Countries That Still Have The Golden AAA Credit Rating

By Investopedia Staff | November 01, 2011 AAA
Countries That Still Have The Golden AAA Credit Rating



Between the Democrats and Republicans' political standoff over the debt ceiling, the $14,300 billion worth of debt the United States owes, the weak recovery and the weak budget cuts, the Standard and Poor's (S&P's) ratings agency downgraded the United States' debt one notch to AA+ back in August 2011. This is the first time the rating has not been AAA since S&P's began rating the debt of the United States.
TUTORIAL: Credit Crisis

As the world recoils from this historical event, people should know the United States has not been alone in being downgraded from the crucial AAA rating. In the 1990s, Japan lost its AAA rating, and it was further downgraded again earlier this year (it is interesting to note interest rates for Japanese debt actually decreased since its downgrade). In 2009, S&P downgraded Ireland's AAA rating, and the latest Europe crisis countries, Italy and Spain, were rated AAA in the 1990s as well. With that said, there are only 18 countries remaining that have the AAA rating with a stable outlook, and that number is getting smaller and smaller. (For related reading, see How The Credit Rating Downgrade Affects the U.S. Economy.)

Singapore
Singapore enjoys low inflation near 5%, a low unemployment rate around 2% and one of the highest GDP per capita rates in the world, currently at $49,321. Bolstered by its strategic location on major sea routes and investment in manufacturing and the financial industry, making up 26% and 22% of its economy respectively, Singapore's economy also hit a high growth rate at 39.90% in March 2010, even surpassing China and India. It has since settled at an average quarterly growth rate of about 6.36%, which is still commendable compared to the United States' anemic 1.3% for the second quarter. No wonder Singapore's debt is rated AAA, as this high-growth, low-unemployment and low-inflation country shows stability and the ability to pay its debts.

Norway
Norway has a mixed economy with an abundance of natural resources; this includes fishing, hydroelectric power and, more predominantly since the 1970s, petroleum.

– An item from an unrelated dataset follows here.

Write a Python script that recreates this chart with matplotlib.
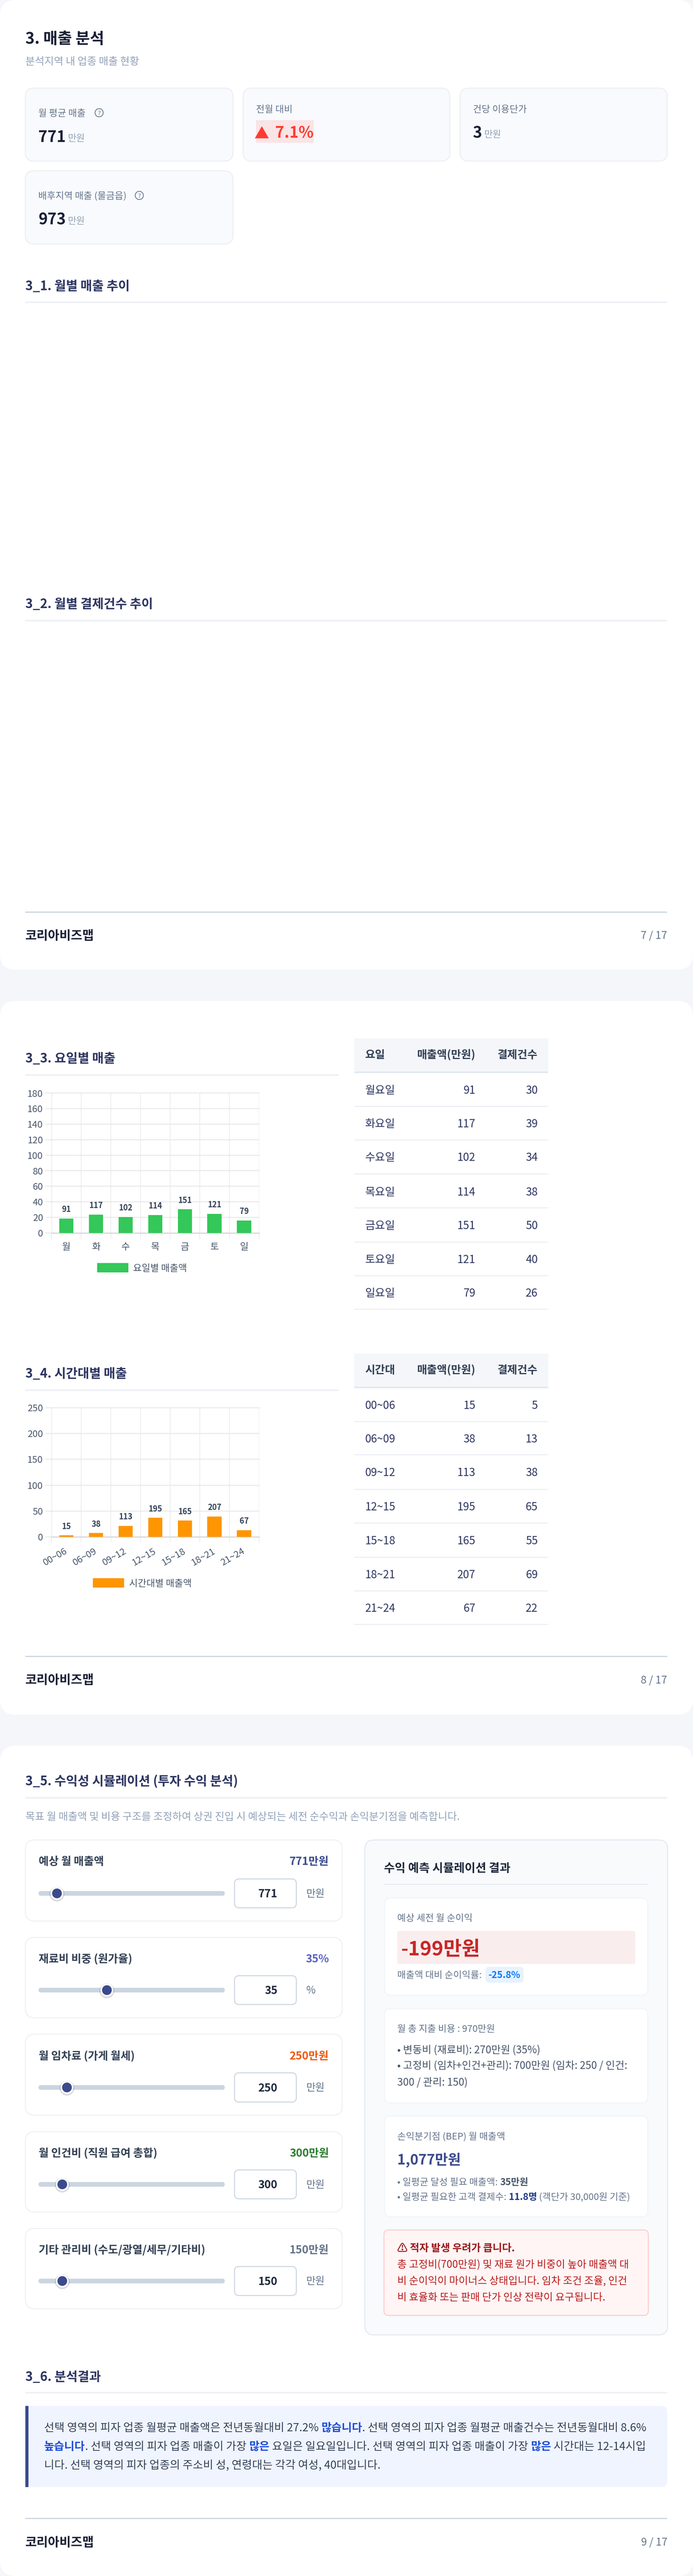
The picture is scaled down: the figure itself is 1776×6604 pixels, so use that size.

Taxes are high, but they provide a high standard of living in return. For their efforts, Norwegians enjoy a low unemployment rate of about 2.8%, inflation about 1.6% and a GDP per capita of $58,714. All of these factors combined with a low debt-to-GDP ratio of 44.7% makes Norway highly likely to pay back its debts.

Germany
The largest economy in the eurozone also happens to be rated AAA. It is the fifth largest economy in the world and boasts an inflation rate of about 2.5%, a low unemployment rate of about 6.6% and high GDP per capita of $35,374. Germany's economy is an industrial powerhouse, home to companies such as BMW, Volkswagen and Porsche.

Canada
Canada navigated the credit crisis better than most with its strict banking laws and regulations, avoiding subprime mortgages and requiring higher down payments on homes. Because of this, it is regarded as having one of the strongest banking systems in the world. With its abundance of natural resources, most notably oil, Canada has prospered with the recent volatility in oil prices. It enjoys a low inflation rate about 3.2%, low unemployment rate of about 7.1% and has a high GDP per capita of $39,078. It is interesting to note that Canada was downgraded in the 1990s, but has since regained its AAA status through budget cuts and fiscal discipline.

Denmark
This small nation of 5.53 million people has very few natural resources. In fact, almost its entire economy is based on human resources, or the service sector. It has not adopted the euro, choosing to stay with its Danish krone so it has more flexibility with its currency. Additionally, its taxes are one of the highest in the world, with a value added tax of 25% placed on most goods and services and income tax sitting at 59%. However, it can say it has a low Debt to GDP ratio of 43.6%, an unemployment rate about 4%, inflation rate about 2.5% and a GDP per capita rate at $36,845. This stability and low debt makes it almost certain it will pay back its obligations. Not bad for a country that provides tax funded healthcare and unemployment insurance.

Other AAA Rated Countries

Country Debt-to-GDP Ratio
Australia 22.3%
Austria 72.3%
Finland 48.4%
France 81.7%
Hong Kong 4.8%
Luxembourg 18.4%
Netherlands 63.7%
Sweden 39.8%
Switzerland 55%
United Kingdom 80%

Others nations with AAA ratings are: Isle of Man, Liechtenstein and Guernsey.

The United States in comparison has a debt-to-GDP ratio of 93.2%.

The Bottom Line
Although the United States has been downgraded to AA+, there are a few more countries that still retain the status. It is also not the end of the world as countries such as Canada have regained their AAA status after being downgraded. One day the United States may once again join that prestigious list. (For related reading, see The S&P Downgrade: What Does It Mean?)